The visitors still scored 1.16 ppp without much from Aiken, but they can’t rely on Towns (and Corey Johnson, who hit five threes) to carry them every night.
2. Mike Smith saved his best for last. The 5-11 point guard is usually Columbia’s engine, but he spent most of the first half refueling. Smith came off the bench for the first time in his career (for “basic team stuff”, according to coach Jim Engles), checking in at the first media timeout. He didn’t stay long, picking up two fouls and playing a season-low six minutes by halftime.
Smith was fresh for the second half, however, scoring 14 points with five assists in the frame. He hit three-pointers over bigger defenders, and he engineered a perfect pick-and-roll that set up a Tape dunk down the stretch. “He was able to keep the offensive pace flowing, he did a good job at the end of the game making sure everyone was involved, and he made big baskets for us,” Engles said. “He played like the Mike Smith that we’re all aware of.”
3. Ivy League play is back in style.
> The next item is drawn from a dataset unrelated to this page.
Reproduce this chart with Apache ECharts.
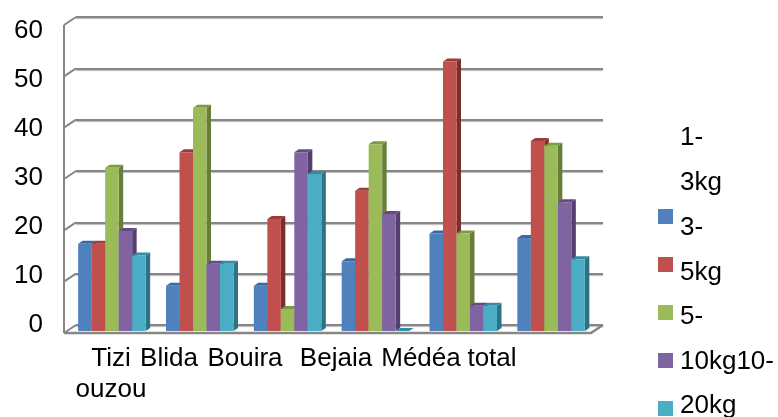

Friday marked the first full day of conference games, and all four were thrilling: Princeton and Penn needed overtime to hold off Yale and Brown, respectively, while Cornell overcame a four-point deficit in the final 40 seconds to beat Dartmouth. Columbia’s victory pulled it into a four-way tie for fourth place at 2-3, though the Lions have the best win in that bunch. With half the league bunched together, and even the favorites looking wobbly, the next five weekends should be entertaining.
Columbia put on a dominant show last night with lots of Lions sharing in the takedown of the Cantabs. Castlin looks like he’s getting his mojo back. With a backcourt rotation of Smith, Castlin, sharpshooter Adlesh, Stefanini, and Hickman, Columbia could have a potent combination. Tape is getting better game by game. And Faulds, Hanson, and Brumant are cooking in the wings. Still a very young team in development here. Go Lions!
LikeLike
Not sure a 7 point home win when your opponent is saddled with injuries qualifies as “dominant.” Remember, Columbia trailed for the opening 25 minutes and by as much as 15 points. I guess when you’re 6-13 with a KenPom ranking in the 220’s any win elicits superlatives.